# DO THIS
Leave the pictures out. Return all other data exactly.

===== DATA EXTRACT =====

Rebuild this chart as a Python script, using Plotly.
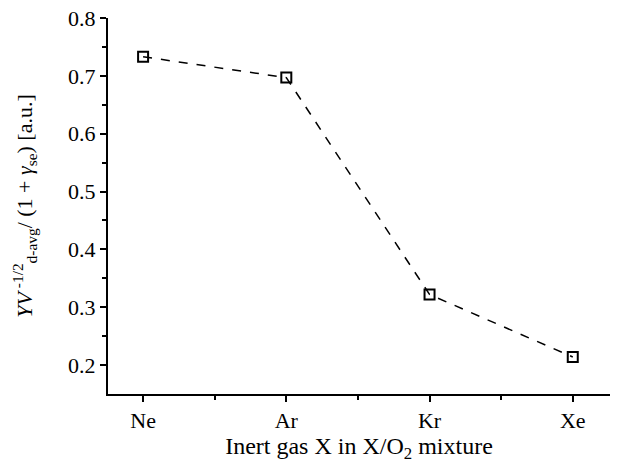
import plotly.graph_objects as go

gases = ["Ne", "Ar", "Kr", "Xe"]
values = [0.733, 0.697, 0.322, 0.214]
y_ticks = [0.2, 0.3, 0.4, 0.5, 0.6, 0.7, 0.8]

font = "Liberation Serif, Times New Roman, serif"

fig = go.Figure()
fig.add_trace(go.Scatter(
    x=list(range(len(gases))), y=values, mode="lines+markers",
    line=dict(color="black", width=1.5, dash="dash"),
    marker=dict(symbol="square-open", size=10, color="black", line=dict(width=2)),
    showlegend=False,
))

fig.update_layout(
    width=622, height=468,
    margin=dict(l=100, r=20, t=10, b=82, autoexpand=False),
    plot_bgcolor="white", paper_bgcolor="white",
    font=dict(family=font, size=22, color="black"),
    xaxis=dict(
        range=[-0.245, 3.26], automargin=False,
        tickmode="array", tickvals=list(range(len(gases))), ticktext=gases,
        tickfont=dict(size=22), ticklabeloverflow="allow",
        showline=True, linecolor="black", linewidth=2,
        ticks="outside", ticklen=6, tickwidth=1.5, tickcolor="black",
        minor=dict(tickmode="array", tickvals=[0.5, 1.5, 2.5], ticks="outside", ticklen=4, tickwidth=1.5, tickcolor="black"),
        showgrid=False, zeroline=False,
        title=dict(text="Inert gas X in X/O<sub>2</sub> mixture", font=dict(size=24), standoff=2),
    ),
    yaxis=dict(
        range=[0.15, 0.8], automargin=False,
        tickmode="array", tickvals=y_ticks, ticktext=[f"{v:.1f}" for v in y_ticks],
        tickfont=dict(size=22), ticklabeloverflow="allow",
        showline=True, linecolor="black", linewidth=2,
        ticks="outside", ticklen=6, tickwidth=1.5, tickcolor="black",
        minor=dict(tickmode="array", tickvals=[0.25, 0.35, 0.45, 0.55, 0.65, 0.75], ticks="outside", ticklen=4, tickwidth=1.5, tickcolor="black"),
        showgrid=False, zeroline=False,
        title=dict(text="<i>YV</i><sup> -1/2</sup><sub>d-avg</sub>/ (1 + <i>γ</i><sub>se</sub>) [a.u.]", font=dict(size=22), standoff=29),
    ),
)

fig.write_html("out.html")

=====

# EXERCISE ANSWER
Rebuild this chart as a Python script, using Plotly.
import plotly.graph_objects as go

gases = ["Ne", "Ar", "Kr", "Xe"]
values = [0.733, 0.697, 0.322, 0.214]
y_ticks = [0.2, 0.3, 0.4, 0.5, 0.6, 0.7, 0.8]

font = "Liberation Serif, Times New Roman, serif"

fig = go.Figure()
fig.add_trace(go.Scatter(
    x=list(range(len(gases))), y=values, mode="lines+markers",
    line=dict(color="black", width=1.5, dash="dash"),
    marker=dict(symbol="square-open", size=10, color="black", line=dict(width=2)),
    showlegend=False,
))

fig.update_layout(
    width=622, height=468,
    margin=dict(l=100, r=20, t=10, b=82, autoexpand=False),
    plot_bgcolor="white", paper_bgcolor="white",
    font=dict(family=font, size=22, color="black"),
    xaxis=dict(
        range=[-0.245, 3.26], automargin=False,
        tickmode="array", tickvals=list(range(len(gases))), ticktext=gases,
        tickfont=dict(size=22), ticklabeloverflow="allow",
        showline=True, linecolor="black", linewidth=2,
        ticks="outside", ticklen=6, tickwidth=1.5, tickcolor="black",
        minor=dict(tickmode="array", tickvals=[0.5, 1.5, 2.5], ticks="outside", ticklen=4, tickwidth=1.5, tickcolor="black"),
        showgrid=False, zeroline=False,
        title=dict(text="Inert gas X in X/O<sub>2</sub> mixture", font=dict(size=24), standoff=2),
    ),
    yaxis=dict(
        range=[0.15, 0.8], automargin=False,
        tickmode="array", tickvals=y_ticks, ticktext=[f"{v:.1f}" for v in y_ticks],
        tickfont=dict(size=22), ticklabeloverflow="allow",
        showline=True, linecolor="black", linewidth=2,
        ticks="outside", ticklen=6, tickwidth=1.5, tickcolor="black",
        minor=dict(tickmode="array", tickvals=[0.25, 0.35, 0.45, 0.55, 0.65, 0.75], ticks="outside", ticklen=4, tickwidth=1.5, tickcolor="black"),
        showgrid=False, zeroline=False,
        title=dict(text="<i>YV</i><sup> -1/2</sup><sub>d-avg</sub>/ (1 + <i>γ</i><sub>se</sub>) [a.u.]", font=dict(size=22), standoff=29),
    ),
)

fig.write_html("out.html")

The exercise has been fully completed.